### Challenge
Only the lines from the start of the data through the line containing "anchor=base west] (bluetxt)" should be written out, exactly as they are, with both ends included and the pictures left out.

### Data
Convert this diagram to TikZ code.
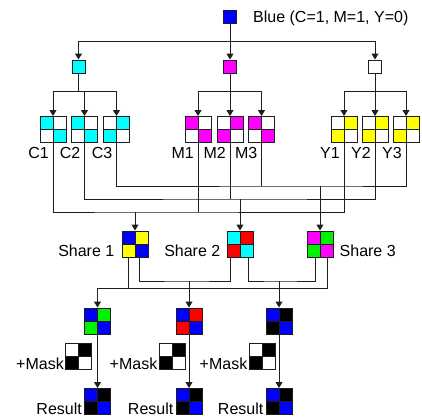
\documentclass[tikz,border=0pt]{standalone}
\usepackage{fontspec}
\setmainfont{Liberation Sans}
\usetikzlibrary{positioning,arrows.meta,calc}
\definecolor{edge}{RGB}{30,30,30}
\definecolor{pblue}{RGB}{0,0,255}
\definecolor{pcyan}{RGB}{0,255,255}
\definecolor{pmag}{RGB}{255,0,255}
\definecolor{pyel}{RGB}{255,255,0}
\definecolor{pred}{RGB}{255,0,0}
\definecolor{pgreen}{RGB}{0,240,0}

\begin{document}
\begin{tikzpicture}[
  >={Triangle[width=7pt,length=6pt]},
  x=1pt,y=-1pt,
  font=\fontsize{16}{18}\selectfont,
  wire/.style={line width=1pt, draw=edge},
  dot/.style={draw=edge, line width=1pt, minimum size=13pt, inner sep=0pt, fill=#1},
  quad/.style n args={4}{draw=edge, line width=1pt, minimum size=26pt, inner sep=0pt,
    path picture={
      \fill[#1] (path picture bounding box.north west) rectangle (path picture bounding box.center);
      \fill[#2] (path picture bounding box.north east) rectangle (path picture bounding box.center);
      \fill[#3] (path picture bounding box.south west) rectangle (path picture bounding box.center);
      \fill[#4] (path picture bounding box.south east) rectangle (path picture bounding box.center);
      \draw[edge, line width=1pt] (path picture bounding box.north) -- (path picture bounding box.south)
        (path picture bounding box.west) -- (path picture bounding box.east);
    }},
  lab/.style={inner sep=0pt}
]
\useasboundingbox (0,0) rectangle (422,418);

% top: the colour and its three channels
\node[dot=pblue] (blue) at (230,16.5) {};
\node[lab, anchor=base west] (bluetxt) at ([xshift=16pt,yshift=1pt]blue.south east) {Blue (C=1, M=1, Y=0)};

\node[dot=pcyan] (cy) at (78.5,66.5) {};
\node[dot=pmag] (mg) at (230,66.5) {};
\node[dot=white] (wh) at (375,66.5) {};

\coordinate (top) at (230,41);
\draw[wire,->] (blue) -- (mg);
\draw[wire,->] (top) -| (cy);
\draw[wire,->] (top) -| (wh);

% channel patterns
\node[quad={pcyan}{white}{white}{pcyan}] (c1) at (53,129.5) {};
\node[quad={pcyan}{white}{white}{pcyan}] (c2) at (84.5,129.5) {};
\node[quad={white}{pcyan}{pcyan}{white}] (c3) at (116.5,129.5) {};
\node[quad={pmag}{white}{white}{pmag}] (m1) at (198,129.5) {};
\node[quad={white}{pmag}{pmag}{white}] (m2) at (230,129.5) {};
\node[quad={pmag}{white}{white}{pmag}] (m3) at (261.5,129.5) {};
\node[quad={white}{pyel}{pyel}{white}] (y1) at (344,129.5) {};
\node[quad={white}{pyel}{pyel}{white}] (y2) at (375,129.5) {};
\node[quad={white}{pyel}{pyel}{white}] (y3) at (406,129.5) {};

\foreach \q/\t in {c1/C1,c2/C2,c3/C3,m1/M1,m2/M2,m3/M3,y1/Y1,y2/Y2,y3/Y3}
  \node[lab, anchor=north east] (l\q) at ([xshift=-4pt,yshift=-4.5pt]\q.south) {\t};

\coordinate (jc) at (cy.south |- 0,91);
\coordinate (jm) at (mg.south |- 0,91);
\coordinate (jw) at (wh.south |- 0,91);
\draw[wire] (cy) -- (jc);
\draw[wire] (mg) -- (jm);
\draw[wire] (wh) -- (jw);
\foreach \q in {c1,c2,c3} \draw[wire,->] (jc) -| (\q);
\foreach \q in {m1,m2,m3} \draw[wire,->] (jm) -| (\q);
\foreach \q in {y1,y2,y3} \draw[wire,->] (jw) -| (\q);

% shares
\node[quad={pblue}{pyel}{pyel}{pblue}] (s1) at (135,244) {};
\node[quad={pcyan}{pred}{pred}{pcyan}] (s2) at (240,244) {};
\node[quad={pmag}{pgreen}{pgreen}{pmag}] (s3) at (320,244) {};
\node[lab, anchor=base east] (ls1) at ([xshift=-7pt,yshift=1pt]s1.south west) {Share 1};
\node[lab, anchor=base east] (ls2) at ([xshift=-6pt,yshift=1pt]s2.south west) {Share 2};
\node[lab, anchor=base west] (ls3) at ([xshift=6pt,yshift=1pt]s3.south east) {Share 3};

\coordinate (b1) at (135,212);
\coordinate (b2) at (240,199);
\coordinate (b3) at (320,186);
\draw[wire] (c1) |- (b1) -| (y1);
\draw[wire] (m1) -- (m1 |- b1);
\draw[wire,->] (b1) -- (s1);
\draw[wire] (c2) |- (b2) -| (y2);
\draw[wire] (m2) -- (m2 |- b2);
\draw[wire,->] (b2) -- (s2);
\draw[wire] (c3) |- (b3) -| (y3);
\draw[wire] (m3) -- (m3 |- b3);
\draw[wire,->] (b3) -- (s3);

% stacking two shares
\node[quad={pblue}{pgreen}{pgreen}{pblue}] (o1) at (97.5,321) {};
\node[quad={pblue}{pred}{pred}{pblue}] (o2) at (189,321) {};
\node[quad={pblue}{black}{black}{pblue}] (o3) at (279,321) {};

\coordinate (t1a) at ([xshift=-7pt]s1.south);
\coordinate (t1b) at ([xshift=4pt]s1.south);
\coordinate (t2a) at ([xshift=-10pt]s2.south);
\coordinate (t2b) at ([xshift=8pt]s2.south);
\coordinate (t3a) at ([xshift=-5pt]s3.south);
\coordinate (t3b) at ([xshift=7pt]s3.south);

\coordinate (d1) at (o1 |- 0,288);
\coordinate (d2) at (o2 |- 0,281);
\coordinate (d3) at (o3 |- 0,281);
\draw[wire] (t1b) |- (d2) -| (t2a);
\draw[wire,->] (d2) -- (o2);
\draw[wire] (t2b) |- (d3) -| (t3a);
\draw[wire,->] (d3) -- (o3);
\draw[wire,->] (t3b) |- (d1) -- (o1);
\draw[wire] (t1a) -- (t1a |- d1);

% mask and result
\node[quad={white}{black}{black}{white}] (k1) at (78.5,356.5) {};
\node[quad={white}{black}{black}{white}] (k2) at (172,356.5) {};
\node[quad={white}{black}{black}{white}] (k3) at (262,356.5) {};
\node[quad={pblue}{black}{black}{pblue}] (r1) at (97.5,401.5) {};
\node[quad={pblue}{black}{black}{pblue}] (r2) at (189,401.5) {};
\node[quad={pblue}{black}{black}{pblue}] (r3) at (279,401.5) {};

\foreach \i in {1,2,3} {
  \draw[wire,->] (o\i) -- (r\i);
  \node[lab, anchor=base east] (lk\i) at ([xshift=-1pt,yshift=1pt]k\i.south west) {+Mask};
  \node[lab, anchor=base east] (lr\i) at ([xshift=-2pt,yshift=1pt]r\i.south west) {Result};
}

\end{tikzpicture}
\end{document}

### Written solution
Convert this diagram to TikZ code.
\documentclass[tikz,border=0pt]{standalone}
\usepackage{fontspec}
\setmainfont{Liberation Sans}
\usetikzlibrary{positioning,arrows.meta,calc}
\definecolor{edge}{RGB}{30,30,30}
\definecolor{pblue}{RGB}{0,0,255}
\definecolor{pcyan}{RGB}{0,255,255}
\definecolor{pmag}{RGB}{255,0,255}
\definecolor{pyel}{RGB}{255,255,0}
\definecolor{pred}{RGB}{255,0,0}
\definecolor{pgreen}{RGB}{0,240,0}

\begin{document}
\begin{tikzpicture}[
  >={Triangle[width=7pt,length=6pt]},
  x=1pt,y=-1pt,
  font=\fontsize{16}{18}\selectfont,
  wire/.style={line width=1pt, draw=edge},
  dot/.style={draw=edge, line width=1pt, minimum size=13pt, inner sep=0pt, fill=#1},
  quad/.style n args={4}{draw=edge, line width=1pt, minimum size=26pt, inner sep=0pt,
    path picture={
      \fill[#1] (path picture bounding box.north west) rectangle (path picture bounding box.center);
      \fill[#2] (path picture bounding box.north east) rectangle (path picture bounding box.center);
      \fill[#3] (path picture bounding box.south west) rectangle (path picture bounding box.center);
      \fill[#4] (path picture bounding box.south east) rectangle (path picture bounding box.center);
      \draw[edge, line width=1pt] (path picture bounding box.north) -- (path picture bounding box.south)
        (path picture bounding box.west) -- (path picture bounding box.east);
    }},
  lab/.style={inner sep=0pt}
]
\useasboundingbox (0,0) rectangle (422,418);

% top: the colour and its three channels
\node[dot=pblue] (blue) at (230,16.5) {};
\node[lab, anchor=base west] (bluetxt) at ([xshift=16pt,yshift=1pt]blue.south east) {Blue (C=1, M=1, Y=0)};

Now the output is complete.